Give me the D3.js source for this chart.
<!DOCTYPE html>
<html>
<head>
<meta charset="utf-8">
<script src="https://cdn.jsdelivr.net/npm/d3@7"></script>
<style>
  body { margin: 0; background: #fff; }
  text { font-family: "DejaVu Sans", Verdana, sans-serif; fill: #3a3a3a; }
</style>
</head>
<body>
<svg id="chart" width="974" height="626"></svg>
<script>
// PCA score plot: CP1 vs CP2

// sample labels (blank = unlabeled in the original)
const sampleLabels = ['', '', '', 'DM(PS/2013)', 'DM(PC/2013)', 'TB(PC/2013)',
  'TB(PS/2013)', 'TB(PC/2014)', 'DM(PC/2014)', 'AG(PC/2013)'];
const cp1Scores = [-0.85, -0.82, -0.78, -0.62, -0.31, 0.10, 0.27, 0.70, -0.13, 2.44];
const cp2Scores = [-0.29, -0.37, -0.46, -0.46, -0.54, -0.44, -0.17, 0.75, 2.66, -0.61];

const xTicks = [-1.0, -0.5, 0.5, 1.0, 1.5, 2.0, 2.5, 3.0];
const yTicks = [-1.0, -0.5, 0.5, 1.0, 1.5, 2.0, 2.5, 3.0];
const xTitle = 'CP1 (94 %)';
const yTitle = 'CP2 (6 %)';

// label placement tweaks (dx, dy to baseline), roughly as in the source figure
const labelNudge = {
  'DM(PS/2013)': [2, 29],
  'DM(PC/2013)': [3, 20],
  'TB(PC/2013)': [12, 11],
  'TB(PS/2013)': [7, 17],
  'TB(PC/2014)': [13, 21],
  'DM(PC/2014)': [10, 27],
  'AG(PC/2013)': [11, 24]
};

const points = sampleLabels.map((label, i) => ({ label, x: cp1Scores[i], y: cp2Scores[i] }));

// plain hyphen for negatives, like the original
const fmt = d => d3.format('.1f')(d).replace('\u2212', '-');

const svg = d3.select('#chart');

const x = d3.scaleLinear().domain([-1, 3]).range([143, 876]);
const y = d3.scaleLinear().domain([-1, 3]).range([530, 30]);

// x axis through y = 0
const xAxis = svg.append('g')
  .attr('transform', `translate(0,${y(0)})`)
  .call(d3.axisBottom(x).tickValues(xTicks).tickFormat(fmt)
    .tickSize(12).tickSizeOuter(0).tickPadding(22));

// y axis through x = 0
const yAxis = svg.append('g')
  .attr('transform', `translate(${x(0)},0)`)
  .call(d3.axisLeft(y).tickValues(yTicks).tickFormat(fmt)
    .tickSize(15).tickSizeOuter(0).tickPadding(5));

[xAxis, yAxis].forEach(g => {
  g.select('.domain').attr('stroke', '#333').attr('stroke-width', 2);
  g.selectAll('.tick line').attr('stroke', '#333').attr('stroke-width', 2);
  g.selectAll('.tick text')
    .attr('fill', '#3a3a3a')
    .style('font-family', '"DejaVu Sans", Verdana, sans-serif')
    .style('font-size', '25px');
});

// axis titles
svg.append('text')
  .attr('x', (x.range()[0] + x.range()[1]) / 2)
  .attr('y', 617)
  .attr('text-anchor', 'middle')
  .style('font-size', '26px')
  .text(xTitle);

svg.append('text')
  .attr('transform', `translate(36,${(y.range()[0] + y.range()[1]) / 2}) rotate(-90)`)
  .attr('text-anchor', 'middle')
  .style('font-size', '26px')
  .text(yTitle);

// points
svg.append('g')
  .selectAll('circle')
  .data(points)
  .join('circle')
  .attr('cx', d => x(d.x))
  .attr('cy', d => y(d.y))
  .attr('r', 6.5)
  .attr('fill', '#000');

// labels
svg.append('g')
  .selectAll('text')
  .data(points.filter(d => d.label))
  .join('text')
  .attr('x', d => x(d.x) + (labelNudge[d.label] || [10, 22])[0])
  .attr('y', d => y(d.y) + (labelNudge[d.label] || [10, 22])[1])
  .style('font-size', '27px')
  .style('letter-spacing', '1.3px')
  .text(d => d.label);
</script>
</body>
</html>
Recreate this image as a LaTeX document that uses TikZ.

---*---

§ **TASK TO COMPLETE**:
Read through the data and copy every line where "source" shows up.

§ **SOLUTION BELOW**:
Give me the D3.js source for this chart.
// label placement tweaks (dx, dy to baseline), roughly as in the source figure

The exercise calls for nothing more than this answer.